Some people take their principles to their grave. And for some baby boomers, that means planning for their funerals, or their parents' funerals, in an eco-friendly way.

Shedden Farley's mother, Linda Farley, was passionate about a lot of causes, including the environment. When she died of cancer in 2009 at age 80, the family knew they wanted a natural burial that would have a minimal ecological impact, said Farley, a general contractor in Fort Collins.

Many traditional cultures practice natural burials that don't interfere with the organic process of decomposition. In modern North America, however, it has become common to place an embalmed body in a wood or metal casket and inter it in a concrete vault. Cemeteries are often flat, with landscaped lawns and rows of headstones.

Because there were no "green" cemeteries near Linda Farley's home in rural Wisconsin, the family got permission to bury her on their property.

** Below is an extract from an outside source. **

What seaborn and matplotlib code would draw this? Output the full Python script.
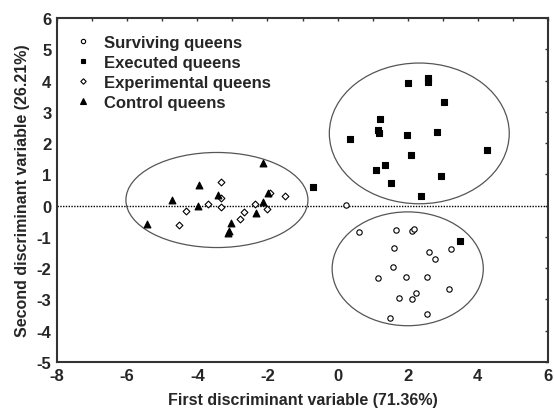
import matplotlib
matplotlib.use("Agg")
import matplotlib.pyplot as plt
from matplotlib.patches import Ellipse
from matplotlib.lines import Line2D
import seaborn as sns
import pandas as pd

sns.set_style("white")
plt.rcParams['font.family'] = ['Liberation Sans', 'DejaVu Sans']
plt.rcParams['font.weight'] = 'bold'

# ---- data ----
surv_x = [0.24, 0.62, 1.68, 2.12, 2.17, 1.61, 2.62, 3.24, 2.78, 1.59, 1.14, 1.96, 2.54, 3.18, 2.23, 1.75, 2.12, 2.54, 1.50]
surv_y = [0.03, -0.84, -0.78, -0.82, -0.75, -1.35, -1.48, -1.40, -1.71, -1.95, -2.31, -2.29, -2.29, -2.65, -2.78, -2.94, -3.00, -3.47, -3.58]

exec_x = [2.02, 2.59, 2.57, 3.04, 1.20, 1.15, 1.18, 0.35, 1.98, 2.83, 4.27, 2.10, 1.36, 1.10, 2.96, 1.52, 2.39, -0.69, 3.50]
exec_y = [3.92, 4.08, 3.95, 3.32, 2.77, 2.43, 2.33, 2.14, 2.26, 2.37, 1.78, 1.62, 1.31, 1.15, 0.95, 0.71, 0.32, 0.58, -1.12]

expt_x = [-3.32, -3.32, -1.93, -1.49, -3.69, -3.32, -2.35, -2.00, -4.32, -2.67, -2.79, -4.52]
expt_y = [0.76, 0.25, 0.41, 0.30, 0.06, -0.03, 0.04, -0.12, -0.18, -0.20, -0.44, -0.61]

ctrl_x = [-2.12, -3.94, -3.40, -1.97, -4.73, -3.99, -2.14, -2.33, -5.44, -3.05, -3.10, -3.12]
ctrl_y = [1.36, 0.65, 0.35, 0.40, 0.17, -0.01, 0.12, -0.25, -0.58, -0.55, -0.82, -0.87]

group_names = ["Surviving queens", "Executed queens", "Experimental queens", "Control queens"]

# confidence ellipses: centre x, centre y, width, height
ell_cx = [-3.44, 2.33, 2.00]
ell_cy = [0.18, 2.31, -2.02]
ell_w = [5.19, 5.13, 4.31]
ell_h = [3.04, 4.50, 3.64]

x_ticks = [-8, -6, -4, -2, 0, 2, 4, 6]
y_ticks = [-5, -4, -3, -2, -1, 0, 1, 2, 3, 4, 5, 6]

xlabel = "First discriminant variable (71.36%)"
ylabel = "Second discriminant variable (26.21%)"

# ---- build table ----
df = pd.concat([
    pd.DataFrame({"x": surv_x, "y": surv_y, "group": group_names[0]}),
    pd.DataFrame({"x": exec_x, "y": exec_y, "group": group_names[1]}),
    pd.DataFrame({"x": expt_x, "y": expt_y, "group": group_names[2]}),
    pd.DataFrame({"x": ctrl_x, "y": ctrl_y, "group": group_names[3]}),
], ignore_index=True)

styles = {
    group_names[0]: dict(marker="o", fc="white", s=15),
    group_names[1]: dict(marker="s", fc="black", s=19),
    group_names[2]: dict(marker="D", fc="white", s=12),
    group_names[3]: dict(marker="^", fc="black", s=24),
}

fig = plt.figure(figsize=(5.54, 4.14), dpi=100)
ax = fig.add_axes([57/554, 1-363/414, (548-57)/554, (363-19)/414])

ax.axhline(0, color="black", lw=1.0, ls=(0, (1, 1)), zorder=1)

for cx, cy, w, h in zip(ell_cx, ell_cy, ell_w, ell_h):
    ax.add_patch(Ellipse((cx, cy), w, h, fill=False, ec="#555555", lw=0.9, zorder=2))

for g in group_names:
    st = styles[g]
    sub = df[df["group"] == g]
    sns.scatterplot(data=sub, x="x", y="y", marker=st["marker"], s=st["s"],
                    color=st["fc"], edgecolor="black", linewidth=0.8,
                    ax=ax, zorder=3, legend=False)

ax.set_xlim(-8, 6)
ax.set_ylim(-5, 6)
ax.set_xticks(x_ticks)
ax.set_yticks(y_ticks)
ax.set_xticklabels([str(t) for t in x_ticks], fontsize=12, fontweight="bold")
ax.set_yticklabels([str(t) for t in y_ticks], fontsize=12, fontweight="bold")
ax.tick_params(axis="both", direction="in", length=2.5, width=1, color="#333333", pad=4)

# secondary ticks on top and right
top = ax.secondary_xaxis("top")
top.set_xticks(list(range(-8, 7)))
top.set_xticklabels([])
top.tick_params(direction="in", length=2.5, width=1, color="#333333")
right = ax.secondary_yaxis("right")
right.set_yticks(y_ticks)
right.set_yticklabels([])
right.tick_params(direction="in", length=2.5, width=1, color="#333333")
for sp in list(top.spines.values()) + list(right.spines.values()):
    sp.set_visible(False)

for sp in ax.spines.values():
    sp.set_visible(True)
    sp.set_color("#333333")
    sp.set_linewidth(1.5)

ax.set_xlabel(xlabel, fontsize=11.5, fontweight="bold", labelpad=7)
ax.set_ylabel(ylabel, fontsize=11.5, fontweight="bold", labelpad=5)

handles = []
for g in group_names:
    st = styles[g]
    handles.append(Line2D([], [], ls="none", marker=st["marker"], mfc=st["fc"], mec="black",
                          mew=0.8, ms=(st["s"] ** 0.5) * 0.8))
leg = ax.legend(handles, group_names, loc="upper left", bbox_to_anchor=(0.012, 0.985),
                frameon=False, prop={"weight": "bold", "size": 12},
                handletextpad=0.75, labelspacing=0.3, borderaxespad=0.3, handlelength=1.0)

fig.savefig("out.png", dpi=100)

"Not only did we dig the grave, but we put her in the grave and we filled the grave - and it was an amazingly cathartic thing to do," said Shedden Farley, one of five sons. "It was a way of being intimate with our mother right up until we would never see her again."

The experience spurred his father, Gene Farley, to suggest that the family set aside 25 acres, which has become the Natural Path Sanctuary, a nature preserve burial ground near Madison, Wis.

The environmental burial movement is mostly a recent phenomenon. Ramsey Creek preserve opened as the country's first "green" cemetery in Westminster, S.C., in 1998. It would take another seven years before the Green Burial Council, a California-based advocacy group, formed.

Today there are more than 40 certified green cemeteries in North America, according to Joe Sehee, the council's founder.

"When baby boomers start to die, I think you'll see a lot more of it. They have a keen interest in environmentalism," said Sehee, 53, who lives in Melbourne, Australia.

Natural Path Sanctuary, which has not sought council certification, opened in 2011 and has about 30 people buried there, including Gene Farley, who died last year at 86.

About 50 others have made pre-arrangements.